Ysarex wrote:
That's because 1. Your raw editing skills are probably poor and 2. You screwed your exposure for the raw file by shooting raw+JPEG. You're exposing the raw and JPEG the same.
No offense but 1.my editing skills may not be near professional levels but they far exceed the average photographer. My photography skills are on the low end of the average photographer, but on the high end of the average photographers editing skills.
2. Yes, I expose the raw and jpg the same. I fooled a bit with messing up the exposure (ETTR,ETTL) so exposure correction was required and I quickly found that was a waste of time.

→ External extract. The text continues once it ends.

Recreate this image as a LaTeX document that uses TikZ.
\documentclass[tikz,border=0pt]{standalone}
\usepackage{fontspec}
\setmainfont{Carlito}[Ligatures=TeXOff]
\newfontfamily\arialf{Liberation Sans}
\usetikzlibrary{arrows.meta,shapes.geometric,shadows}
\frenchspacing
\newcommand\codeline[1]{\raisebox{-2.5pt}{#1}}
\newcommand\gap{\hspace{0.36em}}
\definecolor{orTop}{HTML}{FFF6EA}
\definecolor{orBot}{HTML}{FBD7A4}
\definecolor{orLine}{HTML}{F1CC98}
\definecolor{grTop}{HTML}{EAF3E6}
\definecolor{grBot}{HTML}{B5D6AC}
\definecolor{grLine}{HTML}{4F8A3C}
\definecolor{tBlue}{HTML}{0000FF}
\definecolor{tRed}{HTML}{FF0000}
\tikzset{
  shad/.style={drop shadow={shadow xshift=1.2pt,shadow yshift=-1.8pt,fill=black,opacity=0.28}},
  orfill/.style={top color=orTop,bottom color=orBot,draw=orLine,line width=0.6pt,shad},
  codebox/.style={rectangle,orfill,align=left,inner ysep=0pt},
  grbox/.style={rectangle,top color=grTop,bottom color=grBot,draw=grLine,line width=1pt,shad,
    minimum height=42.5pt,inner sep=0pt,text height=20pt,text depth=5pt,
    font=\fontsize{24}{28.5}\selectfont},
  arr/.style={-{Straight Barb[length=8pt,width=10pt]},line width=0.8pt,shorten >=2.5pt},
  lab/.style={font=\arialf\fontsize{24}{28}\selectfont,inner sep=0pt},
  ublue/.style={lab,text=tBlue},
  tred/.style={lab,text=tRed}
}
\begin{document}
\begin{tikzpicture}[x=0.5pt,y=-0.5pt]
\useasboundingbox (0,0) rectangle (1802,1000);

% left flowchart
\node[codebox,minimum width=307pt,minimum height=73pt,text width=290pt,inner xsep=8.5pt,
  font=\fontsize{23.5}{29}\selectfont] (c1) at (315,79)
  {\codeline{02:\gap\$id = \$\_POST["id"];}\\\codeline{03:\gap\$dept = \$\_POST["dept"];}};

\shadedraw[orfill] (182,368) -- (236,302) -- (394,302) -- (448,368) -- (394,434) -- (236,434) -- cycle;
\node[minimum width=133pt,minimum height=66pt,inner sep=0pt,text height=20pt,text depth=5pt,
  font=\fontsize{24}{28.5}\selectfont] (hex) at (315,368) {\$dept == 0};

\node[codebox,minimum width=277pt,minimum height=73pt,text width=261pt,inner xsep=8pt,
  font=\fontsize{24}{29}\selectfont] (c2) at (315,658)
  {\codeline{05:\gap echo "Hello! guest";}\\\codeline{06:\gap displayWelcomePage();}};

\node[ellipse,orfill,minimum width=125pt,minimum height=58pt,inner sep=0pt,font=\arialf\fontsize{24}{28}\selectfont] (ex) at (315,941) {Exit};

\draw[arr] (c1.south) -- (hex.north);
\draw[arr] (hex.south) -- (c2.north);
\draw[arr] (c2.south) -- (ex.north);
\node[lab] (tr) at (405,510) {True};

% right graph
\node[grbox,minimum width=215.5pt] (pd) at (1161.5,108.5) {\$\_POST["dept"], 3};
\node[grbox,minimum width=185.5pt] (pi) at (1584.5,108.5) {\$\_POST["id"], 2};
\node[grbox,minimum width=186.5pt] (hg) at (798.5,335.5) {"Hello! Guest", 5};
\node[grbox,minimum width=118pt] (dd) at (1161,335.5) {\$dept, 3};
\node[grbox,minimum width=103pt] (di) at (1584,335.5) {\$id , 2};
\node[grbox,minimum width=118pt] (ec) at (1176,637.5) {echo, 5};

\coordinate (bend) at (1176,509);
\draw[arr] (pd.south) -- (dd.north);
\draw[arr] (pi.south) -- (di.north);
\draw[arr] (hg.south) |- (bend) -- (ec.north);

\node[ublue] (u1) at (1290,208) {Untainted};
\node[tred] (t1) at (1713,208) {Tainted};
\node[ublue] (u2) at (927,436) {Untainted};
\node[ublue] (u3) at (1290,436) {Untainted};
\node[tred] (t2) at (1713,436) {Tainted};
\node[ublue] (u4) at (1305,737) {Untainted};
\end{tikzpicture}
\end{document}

When I occasionally screw up exposure it's seldom off enough it can't be adjusted with a jpg editor.
I like my exposures to be as close to perfect as possible, then, I can easily make adjustment to the JPG. In 25 years of digital photography and editing, I never once said boy, wish I had taken that one in RAW. In fact in the last few years the majority of my photo's were taken by my son and daughter on cell phones and those are the pictures I edit. Never did I think wish they were taken in RAW. In fact, most of their pictures need almost no tweaking as far as Color, Exposure, WB, Sharpness and all that. Certainly never more than what a jpg editor provides.
In Fact, cell phones today are a perfect example of how modern technology has made taking pictures almost all composure and the "camera" gets rest of it right in all but extreme circumstances.

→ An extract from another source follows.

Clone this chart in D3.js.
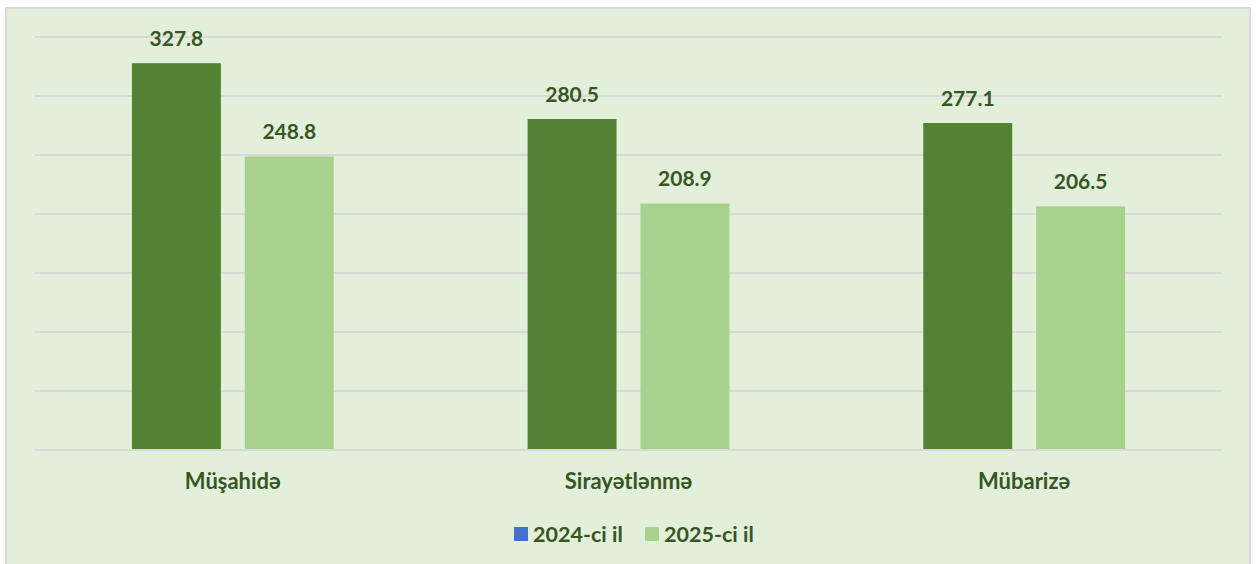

Here is a cell phone selfie photo taken 4 years ago by my daughter on a ski lift in Breckenridge, CO. The only processing done is when she texted the photo to me and her software re-sized the photo to just 307 bytes. What I didn't like about the photo, taken one handed by a non-photographer, with a non-camera 50 feet in the air on a chairlift with her 3 year old was there was no editing that I thought was needed. No raw editor, not even a jpg editor was needed.
This photo is an average example cell phones capability (4 years ago) as far as color depth, sharpness, exposure and so on. The majority of their pictures benefit from cropping, straightening, distraction removal and so on. NONE of which shooting in RAW would make an iota of difference. When the above issues are off, it's seldom past the ability of jpg editors to correct.